Mas a emoção maior esteve, é claro, por conta do anúncio do enredo de 2023. Que seria sobre Arlindo Cruz já se sabia, era notícia que corria desde o fim do último carnaval. Mas “Lugares de Arlindo” foi anunciado de forma tocante em um lindo vídeo, talvez um pouco longo demais para a ocasião, mas rico em depoimentos emocionados sobre a trajetória do homenageado, dando conta da pessoa querida e adorável que ele é e que dá alma ao grande compositor de tantos sucessos inesquecíveis.

Arlindo Cruz surgiu no Império Serrano como parceiro do samba-enredo do carnaval de 1989. Não era um desconhecido, já tinha uma bonita carreira com passagem pelo grupo Fundo de Quintal e inúmeras composições gravadas. Com voz de timbre meio rouco e pouco alcance, era adorável ouvi-lo cantar. Simpático, alegre e comunicativo, chegou no Império Serrano para ficar. Depois desse “Jorge Amado Axé Brasil”, teve mais 11 sambas seus cantados na Avenida. Compunha também às vezes para outras escolas, o que lhe valia a reprimenda de Tia Eulália, que considerava isso alta traição.

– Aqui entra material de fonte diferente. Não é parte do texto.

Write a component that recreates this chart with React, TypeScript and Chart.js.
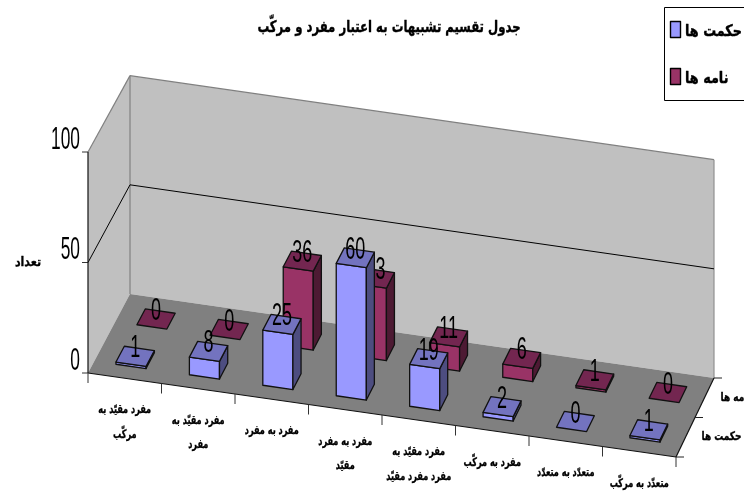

Bem-humorado, garantia a ela que seu coração era verde e branco e ganhava o perdão. Como resistir à sua simpatia? Nem a intransigente matriarca conseguia…

Muitos foram os lugares por onde seu talento passou, até imortalizar, na linda parceria com Mauro Diniz, aquele que é também o lugar do Império Serrano, de Tia Eulália, de Vovó Maria Joana Rezadeira, do jongo, dos pagodes em cada esquina. O doce lugar de cada um de nós, seus eternos fãs, que esperamos com o coração aos saltos a divulgação da sinopse, a apresentação dos sambas-enredo, a disputa e o desfile, na certeza de que, de alguma forma, misteriosa para a triste ciência dos humanos ignora, nosso canto chegará até você, poeta. Nosso coração, Arlindo Cruz, é e sempre será o seu lugar.

Rachel Valença. Foto: SRzd

Rachel Valença tem formação em Letras, com graduação na Universidade de Brasília e mestrado em Língua Portuguesa pela Universidade Federal Fluminense, com dissertação intitulada Palavras de Purpurina, sobre a retórica do samba-enredo. Formou-se também em Jornalismo pela Faculdade Hélio Alonso.

Publicou vários livros sobre Carnaval e participa ativamente do Carnaval carioca, tendo sido por oito anos membro do Conselho do Carnaval da Cidade do Rio de Janeiro. Integrou a equipe de elaboração do dossiê das Matrizes do Samba no Rio de Janeiro: partido-alto, samba de terreiro, samba de enredo, para registro, junto ao IPHAN, do samba do Rio de Janeiro como patrimônio cultural imaterial, em 2007. É colunista do SRzd desde 2011. A partir de 2014 passou a fazer parte do júri do prêmio Estandarte de Ouro, do jornal O Globo.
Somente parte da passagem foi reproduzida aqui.